Amidst public safety issues being reduced to electoral politics and instruments for division, United Surrey is proudly introducing its four-point Public Safety Plan for tangible, positive impact. (Photo - United Surrey)
Amidst public safety issues being reduced to electoral politics and instruments for division, United Surrey is proudly introducing its four-point Public Safety Plan for tangible, positive impact.
Developed in collaboration with community leaders, each proposal is designed to have direct and immediate positive impact for Surrey residents.
The four pillars of the United Surrey Public Safety Plan are:
Donation of land holdings towards the construction of a new Surrey-based law enforcement training facility in collaboration with the provincial government and other Metro Vancouver municipalities in order to address current hiring and recruitment bottlenecks;
The introduction of a three-tier system that guarantees timely and appropriate citizen responses by better utilizing a combination of law enforcement, mental health professionals and bylaw officers;
Integrated coordination through a new City Hall youth hub designed to centralize services, collaboration, venues, funding and accountability for youth outreach and support (with gang education and prevention strategies used as fundamental accountability metrics for all city-financed youth programming);
A commitment to hire 15 new fire fighters annually for five years as well as construct a new firehall in Surrey City Centre to better address increased density and the ongoing opioid crisis.
Public safety solutions must be diversified to tackle the range of issues and concerns Surrey residents, according to United Surrey Mayoral candidate Sukh Dhaliwal.
"Our platform offers real solutions to several of the major public safety issues our city is facing on a daily basis," says Dhaliwal. "Slogans and simplistic approaches are inadequate for Surrey’s rapid growth because residents deserve better than those using politics for personal gain."
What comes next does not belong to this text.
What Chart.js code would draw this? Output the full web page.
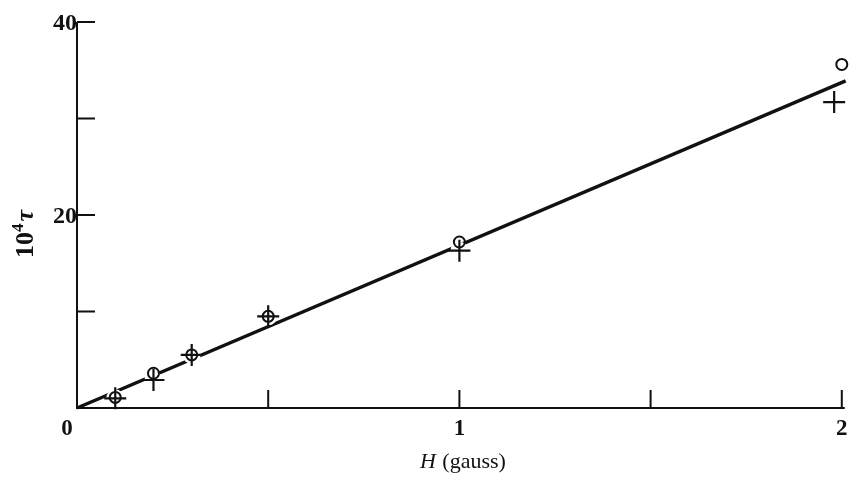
<!DOCTYPE html>
<html><head><meta charset="utf-8">
<script src="https://cdn.jsdelivr.net/npm/chart.js@4/dist/chart.umd.min.js"></script>
<style>html,body{margin:0;padding:0;background:#fff}#wrap{width:855px;height:477px}</style>
</head><body><div id="wrap"><canvas id="c" width="855" height="477"></canvas></div>
<script>
// ---- data ----
const circleH   = [0.1, 0.2, 0.3, 0.5, 1.0, 2.0];
const circleTau = [1.1, 3.6, 5.5, 9.5, 17.2, 35.6];
const crossH    = [0.1, 0.2, 0.3, 0.5, 1.0, 1.98];
const crossTau  = [1.0, 2.9, 5.5, 9.5, 16.3, 31.7];
const fitH      = [0, 2.01];
const fitTau    = [0, 33.9];
const xTickValues = [0, 0.5, 1, 1.5, 2];
const xTickLabels = ['0', '', '1', '', '2'];
const yTickValues = [0, 10, 20, 30, 40];
const yTickLabels = ['', '', '20', '', '40'];
const xTitleItalic = 'H';
const xTitleRest = ' (gauss)';
const yTitleBase = '10', yTitleSup = '4', yTitleSym = 'τ';

const toPts = (xs, ys) => xs.map((v, i) => ({x: v, y: ys[i]}));
const INK = '#111';

const paperPlugin = {
  id: 'paper',
  afterDatasetsDraw(chart) {
    const {ctx, scales: {x, y}} = chart;
    const x0 = x.getPixelForValue(0), y0 = y.getPixelForValue(0);
    ctx.save();
    ctx.strokeStyle = INK; ctx.fillStyle = INK; ctx.lineWidth = 2; ctx.lineCap = 'butt';
    // axes
    ctx.beginPath();
    ctx.moveTo(x0, y.getPixelForValue(yTickValues[yTickValues.length - 1]));
    ctx.lineTo(x0, y0);
    ctx.lineTo(x.getPixelForValue(xTickValues[xTickValues.length - 1]) + 3, y0);
    ctx.stroke();
    // inward ticks
    ctx.beginPath();
    yTickValues.forEach(v => { if (v === 0) return; const p = y.getPixelForValue(v); ctx.moveTo(x0, p); ctx.lineTo(x0 + 18, p); });
    xTickValues.forEach(v => { if (v === 0) return; const p = x.getPixelForValue(v); ctx.moveTo(p, y0); ctx.lineTo(p, y0 - 18); });
    ctx.stroke();
    // tick labels
    ctx.font = 'bold 24px "Liberation Serif"';
    ctx.textAlign = 'right'; ctx.textBaseline = 'middle';
    yTickValues.forEach((v, i) => { if (yTickLabels[i]) ctx.fillText(yTickLabels[i], x0, y.getPixelForValue(v) + 2); });
    ctx.font = 'bold 23px "Liberation Serif"';
    ctx.textAlign = 'center'; ctx.textBaseline = 'top';
    xTickValues.forEach((v, i) => {
      if (!xTickLabels[i]) return;
      const shift = v === 0 ? -10 : 0;
      ctx.fillText(xTickLabels[i], x.getPixelForValue(v) + shift, y0 + 10);
    });
    // x title
    ctx.textBaseline = 'alphabetic'; ctx.textAlign = 'left';
    ctx.font = 'italic 22px "Liberation Serif"';
    const wI = ctx.measureText(xTitleItalic).width;
    ctx.font = '22px "Liberation Serif"';
    const wR = ctx.measureText(xTitleRest).width;
    const cx = (x.left + x.right) / 2 + 3;
    let sx = cx - (wI + wR) / 2;
    ctx.font = 'italic 22px "Liberation Serif"';
    ctx.fillText(xTitleItalic, sx, 468);
    ctx.font = '22px "Liberation Serif"';
    ctx.fillText(xTitleRest, sx + wI + 1, 468);
    // y title (rotated)
    ctx.translate(33, 234);
    ctx.rotate(-Math.PI / 2);
    ctx.font = '600 26px "Liberation Serif"';
    const wb = ctx.measureText(yTitleBase).width;
    ctx.font = '600 17px "Liberation Serif"';
    const ws = ctx.measureText(yTitleSup).width;
    ctx.font = 'italic 600 26px "Liberation Serif"';
    const wt = ctx.measureText(yTitleSym).width;
    let tx = -(wb + ws + wt + 2) / 2;
    ctx.font = '600 26px "Liberation Serif"';
    ctx.fillText(yTitleBase, tx, 0); tx += wb;
    ctx.font = '600 17px "Liberation Serif"';
    ctx.fillText(yTitleSup, tx, -10); tx += ws + 2;
    ctx.font = 'italic 600 26px "Liberation Serif"';
    ctx.fillText(yTitleSym, tx, 0);
    ctx.restore();
  }
};

new Chart(document.getElementById('c'), {
  type: 'scatter',
  data: {
    datasets: [
      { label: 'circles', data: toPts(circleH, circleTau), pointStyle: 'circle', pointRadius: 5.5, pointBorderWidth: 2,
        pointBorderColor: INK, pointBackgroundColor: 'rgba(0,0,0,0)', showLine: false, clip: false, order: 0 },
      { label: 'crosses', data: toPts(crossH, crossTau), pointStyle: 'cross', pointRadius: 11, pointBorderWidth: 2.2,
        pointBorderColor: INK, showLine: false, clip: false, order: 1 },
      { label: 'gaps', data: toPts(crossH, crossTau), pointStyle: 'circle', pointRadius: 9, pointBorderWidth: 0,
        pointBackgroundColor: '#fff', pointBorderColor: '#fff', showLine: false, clip: false, order: 2 },
      { label: 'fit', data: toPts(fitH, fitTau), showLine: true, borderColor: INK, borderWidth: 3.5, pointRadius: 0,
        fill: false, clip: false, order: 3 }
    ]
  },
  options: {
    responsive: false, animation: false, devicePixelRatio: 1,
    layout: { padding: { left: 0, top: 22, right: 8, bottom: 0 } },
    plugins: { legend: { display: false }, tooltip: { enabled: false } },
    scales: {
      x: { type: 'linear', min: 0, max: 2, grid: { display: false }, border: { display: false },
           ticks: { display: false }, afterFit: s => { s.height = 69; } },
      y: { type: 'linear', min: 0, max: 40, grid: { display: false }, border: { display: false },
           ticks: { display: false }, afterFit: s => { s.width = 77; } }
    }
  },
  plugins: [paperPlugin]
});
</script>
</body></html>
With the current Mayor and Council and opposition parties focused on which uniforms officers wear and a number of tactics to create division amongst residents, it is time for new leadership that puts the needs of people ahead of all other considerations.
The United Surrey Public Safety Plan is carefully constructed to accomplish just that.
"A future path forward cannot be determined by bickering about the past because this election is about choosing the best team to advance the interests of Surrey as BC’s soon-to-be largest city," adds Dhaliwal.